Cardozo afirma que o embrião de impeachment começou nas eleições de 2014, quando um grupo de pessoas se descontentou com a derrota de Aécio Neves. “No dia seguinte já pediam recontagem de votos e começaram a procurar fatos para pedir o afastamento”, relembrou. Para ele, tirar Dilma era fundamental para os interessados em abafar a Lava Jato, ou estancar a sangria, como teria dito em uma gravação o peemedebista Romero Jucá.

“E aí o chefe do golpe, Eduardo Cunha, e a ideia do quanto pior melhor vigoraram. Vamos lembrar que eles votaram contra a reforma da previdência proposta pelo governo Dilma e agora querem a reforma. Tudo para inviabilizar o governo e criou-se um clima para o golpe parlamentar”.

Para o ex-ministro, as injustiças feitas contra Dilma não serão perdoadas pela história, recuperando o que ele mesmo falou na defesa da petista. “Hoje temos alguns articuladores do impeachment já amargando a consequência dos seus atos. Ninguém ofende a democracia impunemente. O Aécio Neves era o arauto da moralidade, colocava o dedo na cara das pessoas e está aí, aniquilado politicamente. Cunha está preso e outros irão presos. Se você observar, há uma certa praga do impeachment que já atingiu algumas pessoas e vai atingir ainda mais. A história mostra ditos heróis que foram execrados quando se soube a realidade dos fatos nem um pouco nobres”.

Para Janaina Paschoal, Dilma mereceu tudo que teve e dizer que ela foi vítima é uma falácia. “Dilma cometeu crimes graves ao falsear as contas públicas com o fim de encobrir o rombo feito pelos contratos superfaturados com empreiteiras escolhidas a dedo e também mediante a sangria no BNDES. Ela se reelegeu graças a essas práticas. Dizer que ela é vítima não passa de uma estratégia petista. A mesma estratégia que busca vitimizar Maduro”, afirmou, novamente fazendo alusão ao caso da Venezuela.

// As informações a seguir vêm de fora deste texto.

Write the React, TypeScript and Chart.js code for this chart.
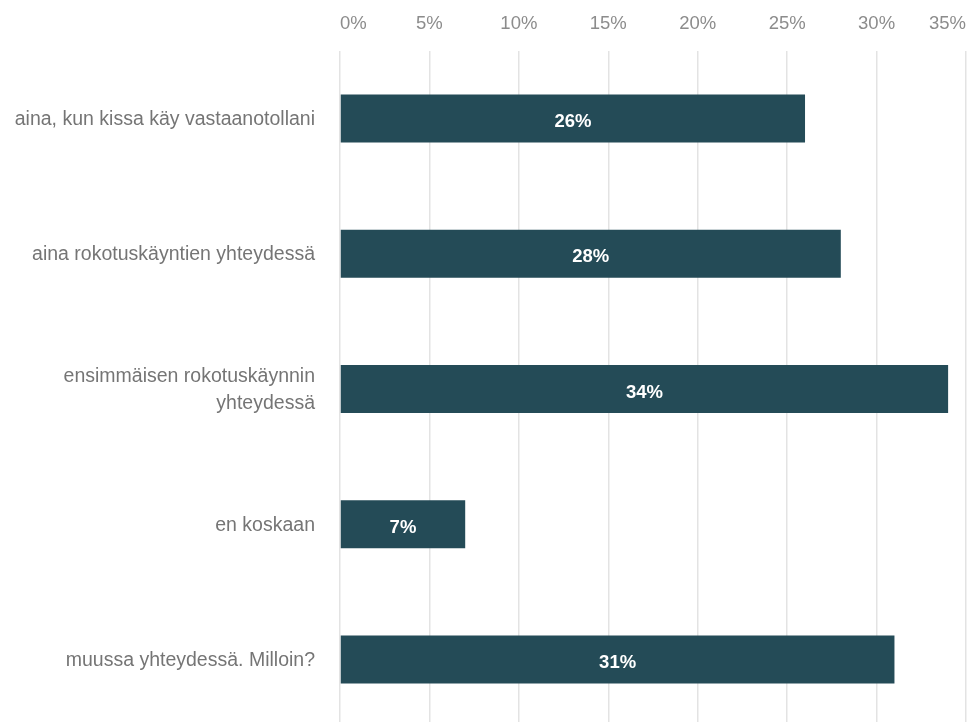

Questionada se ela tivesse oportunidade de dizer algo à Dilma, o que seria, Janaina Paschoal afirma que manifestaria tristeza. “Eu diria que é muito triste ver uma mulher chegar ao poder e não fazer nada pelo bem do seu país. E é ainda mais triste esta mesma mulher perder a oportunidade de reconhecer seus erros e se redimir. Diria também que não compreendo como alguém que foi presa e torturada continua a apoiar um ditador assassino e torturador como é Nicolás Maduro”, afirma Janaina, novamente defendendo a tese de que o Brasil virará a Venezuela, caso o PT retorne ao poder.